SEVIERVILLE, Tenn. - Authorities have charged two juveniles for starting an East Tennessee wildfire that killed 14 people and destroyed or damaged more than 1,700 buildings.
The Tennessee Bureau of Investigation, local District Attorney General James Dunn and Great Smoky Mountains National Park announced charges at a news conference Wednesday.
Dunn said the juveniles face aggravated arson charges for the fire in the Chimney Tops area of Great Smoky Mountains National Park on Nov. 23. The fire spread to the Gatlinburg area, causing widespread damage. They’re being held in the Sevier County juvenile detention center.
They said the juveniles are from Tennessee, but not Sevier County. Officials said state law prevents releasing more information about them.
The investigation is ongoing and more charges could come. They said it’s possible they would move the case into adult courts.

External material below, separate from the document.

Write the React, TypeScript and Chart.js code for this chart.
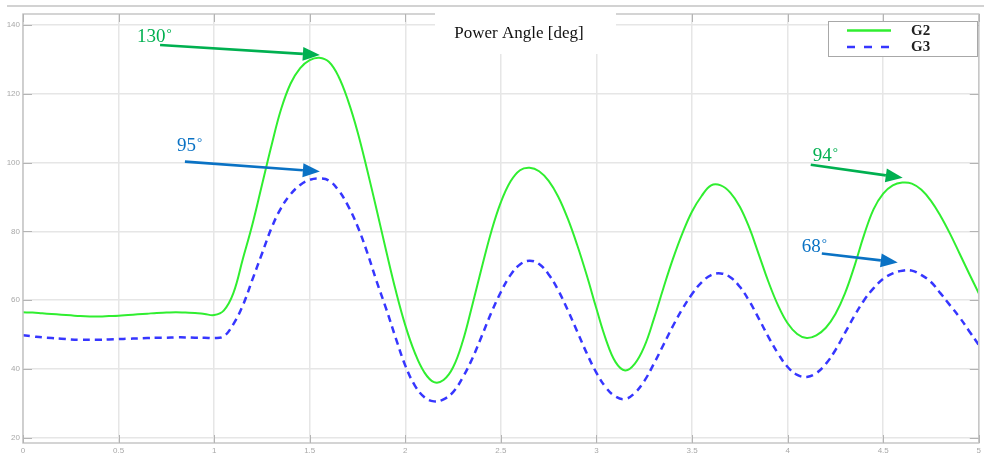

The trouble began when the arson-induced wildfire spread from the national park into the Gatlinburg area as hurricane-force winds toppled trees and power lines, blowing embers in all directions.
More than 14,000 residents and visitors in Gatlinburg were forced to evacuate, and the typically bustling tourist city was shuttered.
Deputy Park Superintendent Jordan Clayton said the initial fire on an area called Chimney Tops, a double peaked ridge line about 4 miles away from Gatlinburg, was caused by a person or people. It started near the end of a popular hiking trail on Nov. 23.
Karyssa Dalton, a 19-year-old whose grandmother Pamela Johnson remains missing in the blaze, said the two should be held accountable, even though they’re young.
“I mean, what if somebody came through their town, and set their town on fire, and lost their loved ones, and lost all their homes?” Dalton said. “It’s not fair.”
On Wednesday, Gatlinburg residents and business owners were allowed to move back into homes and establishments permanently. They had been allowed to visit during daytime hours since last Friday.
The city is slated to open to the public on Friday morning. Though swaths of the city were decimated, the main downtown strip appears to have been spared.